> TASK PROMPT: Go through the records from the first line and retype each one exactly, stopping once the line with "(301,496) circle (1.2pt);" is done. Pictures are left out.

........

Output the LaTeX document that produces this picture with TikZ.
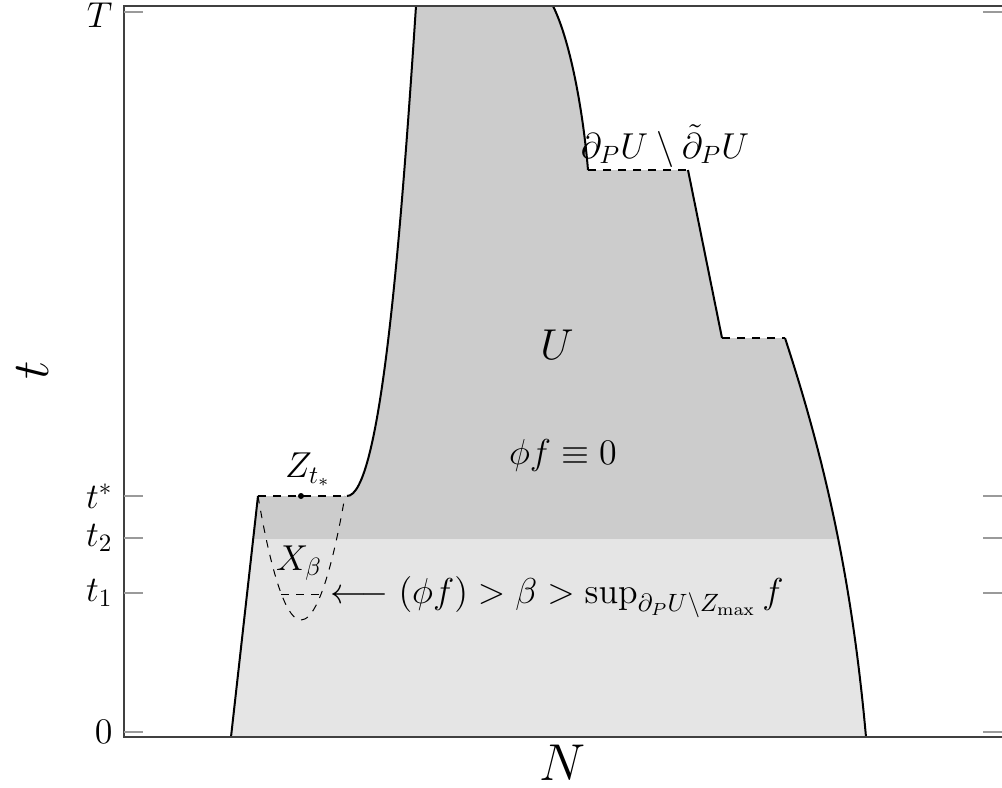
\documentclass[tikz,border=0pt,12pt]{standalone}
\usepackage{amsmath,amssymb}
\usepackage{tikz}
\definecolor{udark}{HTML}{CCCCCC}
\definecolor{ulight}{HTML}{E5E5E5}
\definecolor{axgrey}{HTML}{9A9A9A}
% outline of the region U (pixel-like units)
\newcommand{\Uoutline}{(231,737) -- (258,496) -- (347,496)
  .. controls (380,496) and (400,250) .. (416,6)
  -- (553,6)
  .. controls (570,40) and (583,110) .. (588,170)
  -- (688,170) -- (722,338) -- (785,338)
  .. controls (825,460) and (852,580) .. (866,737)
  -- cycle}

\begin{document}
\begin{tikzpicture}[
  x=0.4pt, y=-0.4pt,
  bnd/.style={thick, black},
  cut/.style={semithick, dashed, black},
  axisln/.style={semithick, black!75},
  ticklin/.style={semithick, axgrey},
  lbl/.style={font=\large, inner sep=1pt},
]
\useasboundingbox (0,0) rectangle (1002,788);
% shaded region, darker above t_2
\fill[ulight] \Uoutline;
\begin{scope}
  \clip (0,0) rectangle (1002,538);
  \fill[udark] \Uoutline;
\end{scope}

% boundary of U
\draw[bnd] (231,737) -- (258,496);
\draw[bnd, dashed] (258,496) -- (347,496);
\draw[bnd] (347,496) .. controls (380,496) and (400,250) .. (416,6);
\draw[bnd] (553,6) .. controls (570,40) and (583,110) .. (588,170);
\draw[cut] (588,170) -- (688,170);
\draw[bnd] (688,170) -- (722,338);
\draw[cut] (722,338) -- (785,338);
\draw[bnd] (785,338) .. controls (825,460) and (852,580) .. (866,737);

% X_beta
\draw[dashed] (258,496) parabola bend (301,620) (345,496);
\draw[dashed] (281,594) -- (321,594);
\fill (301,496) circle (1.2pt);

% axis box and ticks
\draw[axisln] (1002,6) -- (124,6) -- (124,737) -- (1002,737);
\foreach \ty/\tl/\tn in {12/T/tT, 496/t^*/tstar, 538/t_2/ttwo, 593/t_1/tone, 732/0/tzero} {
  \draw[ticklin] (124,\ty) -- (143,\ty);
  \draw[ticklin] (983,\ty) -- (1002,\ty);
}
\node[anchor=east, inner sep=0pt, font=\large] (tT) at (113,15) {$T$};
\foreach \ty/\tl/\tn in {496/t^*/tstar, 538/t_2/ttwo, 593/t_1/tone, 732/0/tzero}
  \node[anchor=east, inner sep=0pt, font=\large] (\tn) at (113,\ty) {$\tl$};

% labels
\node[font=\Large] (lU) at (557,345) {$U$};
\node[lbl] (lphi) at (563,455) {$\phi f\equiv 0$};
\node[lbl] (lbd) at (665,146) {$\partial_P U\setminus\tilde{\partial}_P U$};
\node[lbl] (lZ) at (308,470) {$Z_{t_*}$};
\node[lbl] (lX) at (299,563) {$X_\beta$};
\node[lbl, anchor=west, inner sep=0pt] (lsup) at (330,597) {$\longleftarrow (\phi f) > \beta > \sup_{\partial_P U\setminus Z_{\max}} f$};
\node[font=\LARGE] (lN) at (563,763) {$N$};
\node[font=\LARGE, rotate=90] (lt) at (33,370) {$t$};
\end{tikzpicture}
\end{document}
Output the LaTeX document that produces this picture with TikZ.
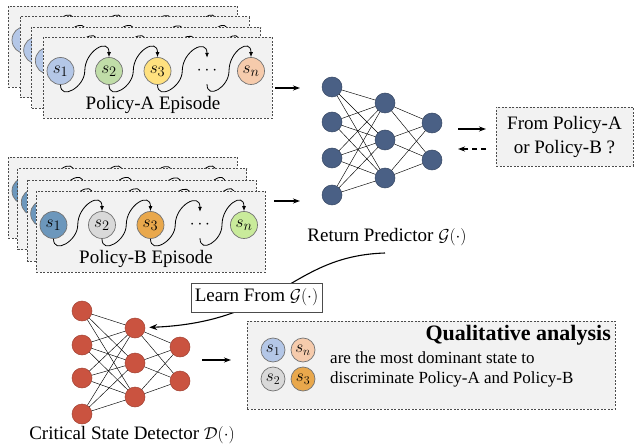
\documentclass[tikz,border=0pt]{standalone}
\usepackage{fontspec}
\setmainfont{Liberation Serif}
\usetikzlibrary{positioning, calc, arrows.meta}
\definecolor{boxgray}{HTML}{F2F2F2}
\definecolor{lightblue}{HTML}{B4C7E7}
\definecolor{softgreen}{HTML}{C0DDA8}
\definecolor{softyellow}{HTML}{FFE17F}
\definecolor{peach}{HTML}{F6CBAC}
\definecolor{steelblue}{HTML}{6C97BC}
\definecolor{lightgray}{HTML}{D9D9D9}
\definecolor{deeporange}{HTML}{E9A84C}
\definecolor{limegreen}{HTML}{C9EB9B}
\definecolor{netblue}{HTML}{4A6085}
\definecolor{netred}{HTML}{CA5340}
\newif\ifshowtext
\newcommand{\eptext}[1]{\ifshowtext#1\fi}
\tikzset{
	nettext/.style={font=\fontsize{19}{24}\selectfont},
	smalltext/.style={font=\fontsize{17}{20}\selectfont},
	episodebox/.style={draw=black!70, fill=boxgray, line width=0.6pt,
			dash pattern=on 2pt off 1.5pt, rectangle, inner sep=0pt},
	statenode/.style={circle, draw=black!55, line width=0.7pt, inner sep=0pt,
			minimum size=27pt, font=\fontsize{19}{22}\selectfont},
	dotsnode/.style={circle, inner sep=0pt, minimum size=26pt, font=\fontsize{19}{22}\selectfont},
	stateAs1/.style={fill=lightblue}, stateAs2/.style={fill=softgreen},
	stateAs3/.style={fill=softyellow}, stateAsn/.style={fill=peach},
	stateBs1/.style={fill=steelblue}, stateBs2/.style={fill=lightgray},
	stateBs3/.style={fill=deeporange}, stateBsn/.style={fill=limegreen},
	wave/.style={line width=0.8pt, -{Latex[length=5pt,width=4pt]}},
	flowarrow/.style={line width=1.3pt, -{Stealth[length=7pt,width=5pt]}},
	netedge/.style={line width=0.45pt, black},
	bluenode/.style={circle, minimum size=20pt, inner sep=0pt, fill=netblue, draw=netblue!75!black, line width=0.5pt},
	rednode/.style={circle, minimum size=20pt, inner sep=0pt, fill=netred, draw=netred!80!black, line width=0.5pt}
}
\tikzset{
	episode/.pic={
			\node[episodebox, minimum width=229pt, minimum height=81pt, anchor=north west] (-box) at (0,0) {};
			\node[statenode, state#1s1] (-s1) at (17.5,34) {\eptext{$s_1$}};
			\node[statenode, state#1s2] (-s2) at (66,34) {\eptext{$s_2$}};
			\node[statenode, state#1s3] (-s3) at (114.5,34) {\eptext{$s_3$}};
			\node[dotsnode] (-dots) at (164,34) {\eptext{$\cdots$}};
			\node[statenode, state#1sn] (-sn) at (208,34) {\eptext{$s_n$}};
			\node[nettext] (-label) at (110,68) {\eptext{Policy-#1 Episode}};
			\draw[wave] (-s1.south) .. controls +(0,16) and +(0,16) .. ($(-s1)!0.5!(-s2)$) .. controls +(0,-20) and +(0,-20) .. (-s2.north);
			\draw[wave] (-s2.south) .. controls +(0,16) and +(0,16) .. ($(-s2)!0.5!(-s3)$) .. controls +(0,-20) and +(0,-20) .. (-s3.north);
			\draw[wave] (-s3.south) .. controls +(0,16) and +(0,16) .. ($(-s3)!0.5!(-dots)$) .. controls +(0,-20) and +(0,-20) .. (-dots.north);
			\draw[wave] (-dots.south) .. controls +(0,16) and +(0,16) .. ($(-dots)!0.5!(-sn)$) .. controls +(0,-20) and +(0,-20) .. (-sn.north);
		}
}

\begin{document}
\begin{tikzpicture}[x=1pt, y=-1pt]
	\useasboundingbox (0,0) rectangle (636,446);

	% episode stacks, only the front one carries text
	\foreach \k in {0,...,3}{
			\ifnum\k=3 \showtexttrue\else\showtextfalse\fi
			\pic (epA\k) at ({8+11.67*\k},{6+10.33*\k}) {episode=A};
			\pic (epB\k) at ({8+9.33*\k},{157+11.33*\k}) {episode=B};
		}

	\coordinate (inA1) at (275,88);
	\coordinate (inA2) at (300,88);
	\coordinate (inB1) at (274,201);
	\coordinate (inB2) at (300,201);
	\draw[flowarrow] (inA1) -- (inA2);
	\draw[flowarrow] (inB1) -- (inB2);

	% return predictor
	\node[bluenode] (gi1) at (332,87) {};
	\node[bluenode] (gi2) at (332,122) {};
	\node[bluenode] (gi3) at (332,158) {};
	\node[bluenode] (gi4) at (332,195) {};
	\node[bluenode] (gh1) at (385,103) {};
	\node[bluenode] (gh2) at (385,140) {};
	\node[bluenode] (gh3) at (385,178) {};
	\node[bluenode] (go1) at (432,123) {};
	\node[bluenode] (go2) at (432,160) {};
	\foreach \i in {1,...,4}
	\foreach \j in {1,2,3}
	\draw[netedge] (gi\i) -- (gh\j);
	\foreach \j in {1,2,3}
	\foreach \m in {1,2}
	\draw[netedge] (gh\j) -- (go\m);
	\node[nettext] (retlabel) at (387,237) {Return Predictor $\mathcal{G}(\cdot)$};

	\node[episodebox, nettext, align=center, minimum width=137pt, minimum height=59pt] (question) at (564.5,136.5) {From Policy-A\\or Policy-B ?};
	\coordinate (outA1) at (458,129);
	\coordinate (outA2) at (486,129);
	\coordinate (outB1) at (486,149);
	\coordinate (outB2) at (458,149);
	\draw[flowarrow] (outA1) -- (outA2);
	\draw[flowarrow, dash pattern=on 5pt off 4pt] (outB1) -- (outB2);

	% critical state detector
	\node[rednode] (di1) at (82,311) {};
	\node[rednode] (di2) at (82,345) {};
	\node[rednode] (di3) at (82,378) {};
	\node[rednode] (di4) at (82,414) {};
	\node[rednode] (dh1) at (135,328) {};
	\node[rednode] (dh2) at (135,363) {};
	\node[rednode] (dh3) at (135,397) {};
	\node[rednode] (do1) at (180,347) {};
	\node[rednode] (do2) at (180,381) {};
	\foreach \i in {1,...,4}
	\foreach \j in {1,2,3}
	\draw[netedge] (di\i) -- (dh\j);
	\foreach \j in {1,2,3}
	\foreach \m in {1,2}
	\draw[netedge] (dh\j) -- (do\m);
	\node[nettext] (detlabel) at (132,435) {Critical State Detector $\mathcal{D}(\cdot)$};

	\coordinate (learnstart) at (385,253);
	\draw[line width=1.1pt, -{Stealth[length=8pt,width=6pt]}, shorten >=4pt] (learnstart) .. controls (290,256) and (280,322) .. (dh1);
	\node[nettext, draw=black!70, fill=white, line width=0.6pt, minimum height=29pt, inner xsep=4pt] (learnbox) at (256.5,297.5) {Learn From $\mathcal{G}(\cdot)$};

	\coordinate (outD1) at (202,360);
	\coordinate (outD2) at (231,360);
	\draw[flowarrow] (outD1) -- (outD2);

	% qualitative analysis
	\node[episodebox, minimum width=368pt, minimum height=88pt, anchor=north west] (qualbox) at (247,321) {};
	\node[font=\fontsize{22}{24}\selectfont\bfseries, anchor=east, inner sep=0pt] (qualtitle) at (611,335) {Qualitative analysis};
	\node[statenode, stateAs1, minimum size=24pt, font=\fontsize{17}{20}\selectfont] (q1) at (273,350) {$s_1$};
	\node[statenode, stateAsn, minimum size=24pt, font=\fontsize{17}{20}\selectfont] (qn) at (303,350) {$s_n$};
	\node[statenode, stateBs2, minimum size=24pt, font=\fontsize{17}{20}\selectfont] (q2) at (273,379) {$s_2$};
	\node[statenode, stateBs3, minimum size=24pt, font=\fontsize{17}{20}\selectfont] (q3) at (303,379) {$s_3$};
	\node[smalltext, anchor=west, align=left, inner sep=0pt] (qualtext) at (330,369) {are the most dominant state to\\discriminate Policy-A and Policy-B};

\end{tikzpicture}
\end{document}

........

> TASK RESPONSE:
Output the LaTeX document that produces this picture with TikZ.
\documentclass[tikz,border=0pt,12pt]{standalone}
\usepackage{amsmath,amssymb}
\usepackage{tikz}
\definecolor{udark}{HTML}{CCCCCC}
\definecolor{ulight}{HTML}{E5E5E5}
\definecolor{axgrey}{HTML}{9A9A9A}
% outline of the region U (pixel-like units)
\newcommand{\Uoutline}{(231,737) -- (258,496) -- (347,496)
  .. controls (380,496) and (400,250) .. (416,6)
  -- (553,6)
  .. controls (570,40) and (583,110) .. (588,170)
  -- (688,170) -- (722,338) -- (785,338)
  .. controls (825,460) and (852,580) .. (866,737)
  -- cycle}

\begin{document}
\begin{tikzpicture}[
  x=0.4pt, y=-0.4pt,
  bnd/.style={thick, black},
  cut/.style={semithick, dashed, black},
  axisln/.style={semithick, black!75},
  ticklin/.style={semithick, axgrey},
  lbl/.style={font=\large, inner sep=1pt},
]
\useasboundingbox (0,0) rectangle (1002,788);
% shaded region, darker above t_2
\fill[ulight] \Uoutline;
\begin{scope}
  \clip (0,0) rectangle (1002,538);
  \fill[udark] \Uoutline;
\end{scope}

% boundary of U
\draw[bnd] (231,737) -- (258,496);
\draw[bnd, dashed] (258,496) -- (347,496);
\draw[bnd] (347,496) .. controls (380,496) and (400,250) .. (416,6);
\draw[bnd] (553,6) .. controls (570,40) and (583,110) .. (588,170);
\draw[cut] (588,170) -- (688,170);
\draw[bnd] (688,170) -- (722,338);
\draw[cut] (722,338) -- (785,338);
\draw[bnd] (785,338) .. controls (825,460) and (852,580) .. (866,737);

% X_beta
\draw[dashed] (258,496) parabola bend (301,620) (345,496);
\draw[dashed] (281,594) -- (321,594);
\fill (301,496) circle (1.2pt);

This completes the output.